● **Do this**
Write out all the lines again, precisely as they stand, but without the images.

● **Provided material**
* start *

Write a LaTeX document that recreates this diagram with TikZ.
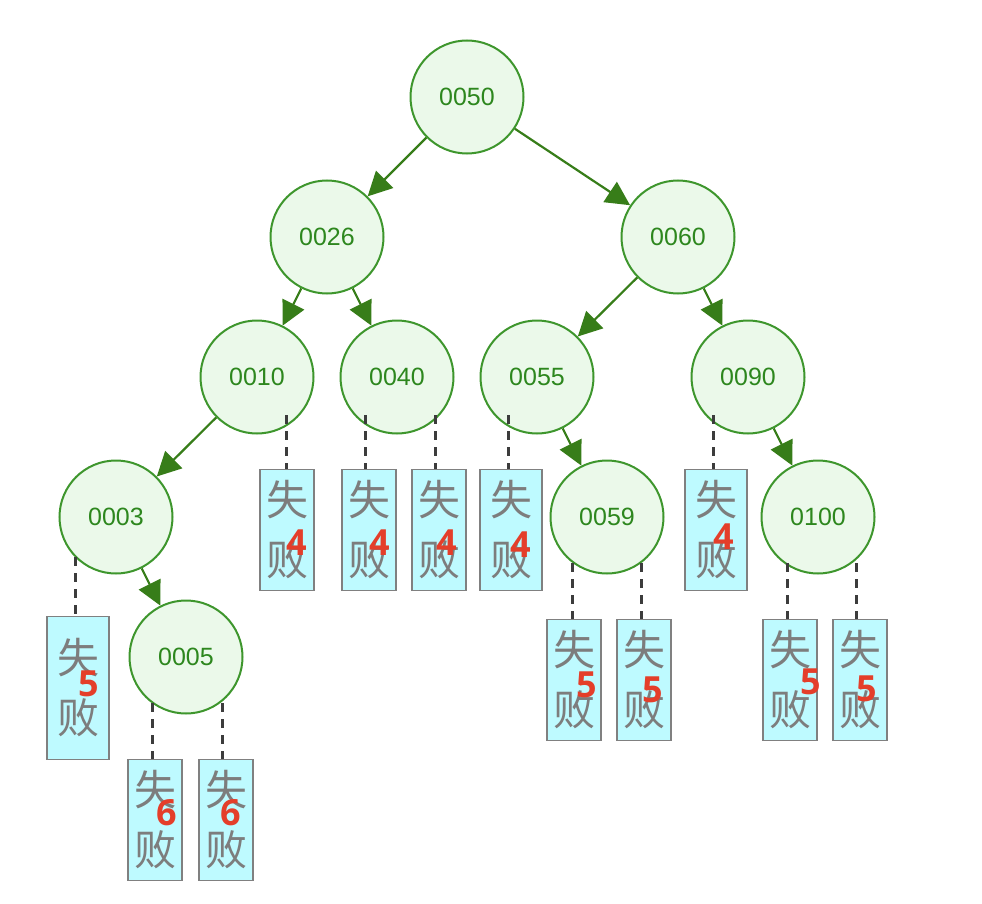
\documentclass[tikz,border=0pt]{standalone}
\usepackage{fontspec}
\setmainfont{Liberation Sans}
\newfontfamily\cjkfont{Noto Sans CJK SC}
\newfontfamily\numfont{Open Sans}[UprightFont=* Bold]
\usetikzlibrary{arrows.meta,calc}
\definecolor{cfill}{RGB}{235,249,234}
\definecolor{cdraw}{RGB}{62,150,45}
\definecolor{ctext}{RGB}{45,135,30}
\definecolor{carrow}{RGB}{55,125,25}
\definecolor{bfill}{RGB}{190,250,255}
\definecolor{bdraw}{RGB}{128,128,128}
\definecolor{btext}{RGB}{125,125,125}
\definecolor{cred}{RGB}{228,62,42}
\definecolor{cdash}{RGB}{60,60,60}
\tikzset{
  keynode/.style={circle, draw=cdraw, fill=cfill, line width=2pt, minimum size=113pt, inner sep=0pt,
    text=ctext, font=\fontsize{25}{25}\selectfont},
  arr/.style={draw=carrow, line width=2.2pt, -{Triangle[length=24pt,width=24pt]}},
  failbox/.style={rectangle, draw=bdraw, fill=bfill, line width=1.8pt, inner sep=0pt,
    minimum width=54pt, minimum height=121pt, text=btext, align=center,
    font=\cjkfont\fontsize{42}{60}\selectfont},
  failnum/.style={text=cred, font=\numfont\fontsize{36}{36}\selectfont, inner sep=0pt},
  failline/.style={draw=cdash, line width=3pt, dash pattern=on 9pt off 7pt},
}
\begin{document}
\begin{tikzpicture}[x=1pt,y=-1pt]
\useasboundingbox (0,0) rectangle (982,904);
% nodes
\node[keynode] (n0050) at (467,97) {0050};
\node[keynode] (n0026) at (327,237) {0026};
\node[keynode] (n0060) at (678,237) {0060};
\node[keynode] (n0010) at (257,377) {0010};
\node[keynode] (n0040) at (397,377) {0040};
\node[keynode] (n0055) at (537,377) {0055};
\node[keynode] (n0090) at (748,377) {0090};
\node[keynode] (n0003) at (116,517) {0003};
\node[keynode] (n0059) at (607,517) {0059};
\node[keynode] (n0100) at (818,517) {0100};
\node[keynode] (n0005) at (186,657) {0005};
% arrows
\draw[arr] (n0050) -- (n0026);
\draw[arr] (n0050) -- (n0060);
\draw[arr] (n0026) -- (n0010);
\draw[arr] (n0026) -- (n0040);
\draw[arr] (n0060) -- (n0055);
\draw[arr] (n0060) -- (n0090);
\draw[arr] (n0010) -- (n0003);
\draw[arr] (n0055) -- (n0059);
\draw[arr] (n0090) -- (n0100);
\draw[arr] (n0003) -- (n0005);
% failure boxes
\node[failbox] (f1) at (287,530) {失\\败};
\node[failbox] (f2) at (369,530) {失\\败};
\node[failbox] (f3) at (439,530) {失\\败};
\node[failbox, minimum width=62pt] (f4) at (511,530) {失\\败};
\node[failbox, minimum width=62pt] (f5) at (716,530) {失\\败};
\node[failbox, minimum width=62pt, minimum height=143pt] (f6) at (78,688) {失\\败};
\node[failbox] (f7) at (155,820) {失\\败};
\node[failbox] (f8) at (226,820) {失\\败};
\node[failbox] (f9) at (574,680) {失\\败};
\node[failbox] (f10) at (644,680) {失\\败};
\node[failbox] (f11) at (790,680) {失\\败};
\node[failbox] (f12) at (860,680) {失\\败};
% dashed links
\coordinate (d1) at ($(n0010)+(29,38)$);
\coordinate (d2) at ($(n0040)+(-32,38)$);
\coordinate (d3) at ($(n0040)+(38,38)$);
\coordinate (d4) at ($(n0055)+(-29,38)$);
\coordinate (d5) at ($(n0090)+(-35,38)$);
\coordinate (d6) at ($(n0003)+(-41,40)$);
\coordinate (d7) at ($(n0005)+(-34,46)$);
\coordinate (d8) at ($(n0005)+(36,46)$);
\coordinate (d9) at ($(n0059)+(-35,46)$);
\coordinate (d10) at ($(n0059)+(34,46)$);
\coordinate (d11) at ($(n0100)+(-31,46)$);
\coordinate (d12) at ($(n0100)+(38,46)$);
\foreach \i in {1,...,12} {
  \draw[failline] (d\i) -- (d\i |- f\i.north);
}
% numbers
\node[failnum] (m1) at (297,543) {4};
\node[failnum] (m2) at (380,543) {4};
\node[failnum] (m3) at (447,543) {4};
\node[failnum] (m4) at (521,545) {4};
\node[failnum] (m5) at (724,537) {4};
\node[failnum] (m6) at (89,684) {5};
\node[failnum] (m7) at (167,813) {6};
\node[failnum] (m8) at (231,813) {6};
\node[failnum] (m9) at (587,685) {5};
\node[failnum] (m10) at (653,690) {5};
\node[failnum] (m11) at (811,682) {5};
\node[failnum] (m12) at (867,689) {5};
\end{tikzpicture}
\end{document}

* end *

● **Answer**
Write a LaTeX document that recreates this diagram with TikZ.
\documentclass[tikz,border=0pt]{standalone}
\usepackage{fontspec}
\setmainfont{Liberation Sans}
\newfontfamily\cjkfont{Noto Sans CJK SC}
\newfontfamily\numfont{Open Sans}[UprightFont=* Bold]
\usetikzlibrary{arrows.meta,calc}
\definecolor{cfill}{RGB}{235,249,234}
\definecolor{cdraw}{RGB}{62,150,45}
\definecolor{ctext}{RGB}{45,135,30}
\definecolor{carrow}{RGB}{55,125,25}
\definecolor{bfill}{RGB}{190,250,255}
\definecolor{bdraw}{RGB}{128,128,128}
\definecolor{btext}{RGB}{125,125,125}
\definecolor{cred}{RGB}{228,62,42}
\definecolor{cdash}{RGB}{60,60,60}
\tikzset{
  keynode/.style={circle, draw=cdraw, fill=cfill, line width=2pt, minimum size=113pt, inner sep=0pt,
    text=ctext, font=\fontsize{25}{25}\selectfont},
  arr/.style={draw=carrow, line width=2.2pt, -{Triangle[length=24pt,width=24pt]}},
  failbox/.style={rectangle, draw=bdraw, fill=bfill, line width=1.8pt, inner sep=0pt,
    minimum width=54pt, minimum height=121pt, text=btext, align=center,
    font=\cjkfont\fontsize{42}{60}\selectfont},
  failnum/.style={text=cred, font=\numfont\fontsize{36}{36}\selectfont, inner sep=0pt},
  failline/.style={draw=cdash, line width=3pt, dash pattern=on 9pt off 7pt},
}
\begin{document}
\begin{tikzpicture}[x=1pt,y=-1pt]
\useasboundingbox (0,0) rectangle (982,904);
% nodes
\node[keynode] (n0050) at (467,97) {0050};
\node[keynode] (n0026) at (327,237) {0026};
\node[keynode] (n0060) at (678,237) {0060};
\node[keynode] (n0010) at (257,377) {0010};
\node[keynode] (n0040) at (397,377) {0040};
\node[keynode] (n0055) at (537,377) {0055};
\node[keynode] (n0090) at (748,377) {0090};
\node[keynode] (n0003) at (116,517) {0003};
\node[keynode] (n0059) at (607,517) {0059};
\node[keynode] (n0100) at (818,517) {0100};
\node[keynode] (n0005) at (186,657) {0005};
% arrows
\draw[arr] (n0050) -- (n0026);
\draw[arr] (n0050) -- (n0060);
\draw[arr] (n0026) -- (n0010);
\draw[arr] (n0026) -- (n0040);
\draw[arr] (n0060) -- (n0055);
\draw[arr] (n0060) -- (n0090);
\draw[arr] (n0010) -- (n0003);
\draw[arr] (n0055) -- (n0059);
\draw[arr] (n0090) -- (n0100);
\draw[arr] (n0003) -- (n0005);
% failure boxes
\node[failbox] (f1) at (287,530) {失\\败};
\node[failbox] (f2) at (369,530) {失\\败};
\node[failbox] (f3) at (439,530) {失\\败};
\node[failbox, minimum width=62pt] (f4) at (511,530) {失\\败};
\node[failbox, minimum width=62pt] (f5) at (716,530) {失\\败};
\node[failbox, minimum width=62pt, minimum height=143pt] (f6) at (78,688) {失\\败};
\node[failbox] (f7) at (155,820) {失\\败};
\node[failbox] (f8) at (226,820) {失\\败};
\node[failbox] (f9) at (574,680) {失\\败};
\node[failbox] (f10) at (644,680) {失\\败};
\node[failbox] (f11) at (790,680) {失\\败};
\node[failbox] (f12) at (860,680) {失\\败};
% dashed links
\coordinate (d1) at ($(n0010)+(29,38)$);
\coordinate (d2) at ($(n0040)+(-32,38)$);
\coordinate (d3) at ($(n0040)+(38,38)$);
\coordinate (d4) at ($(n0055)+(-29,38)$);
\coordinate (d5) at ($(n0090)+(-35,38)$);
\coordinate (d6) at ($(n0003)+(-41,40)$);
\coordinate (d7) at ($(n0005)+(-34,46)$);
\coordinate (d8) at ($(n0005)+(36,46)$);
\coordinate (d9) at ($(n0059)+(-35,46)$);
\coordinate (d10) at ($(n0059)+(34,46)$);
\coordinate (d11) at ($(n0100)+(-31,46)$);
\coordinate (d12) at ($(n0100)+(38,46)$);
\foreach \i in {1,...,12} {
  \draw[failline] (d\i) -- (d\i |- f\i.north);
}
% numbers
\node[failnum] (m1) at (297,543) {4};
\node[failnum] (m2) at (380,543) {4};
\node[failnum] (m3) at (447,543) {4};
\node[failnum] (m4) at (521,545) {4};
\node[failnum] (m5) at (724,537) {4};
\node[failnum] (m6) at (89,684) {5};
\node[failnum] (m7) at (167,813) {6};
\node[failnum] (m8) at (231,813) {6};
\node[failnum] (m9) at (587,685) {5};
\node[failnum] (m10) at (653,690) {5};
\node[failnum] (m11) at (811,682) {5};
\node[failnum] (m12) at (867,689) {5};
\end{tikzpicture}
\end{document}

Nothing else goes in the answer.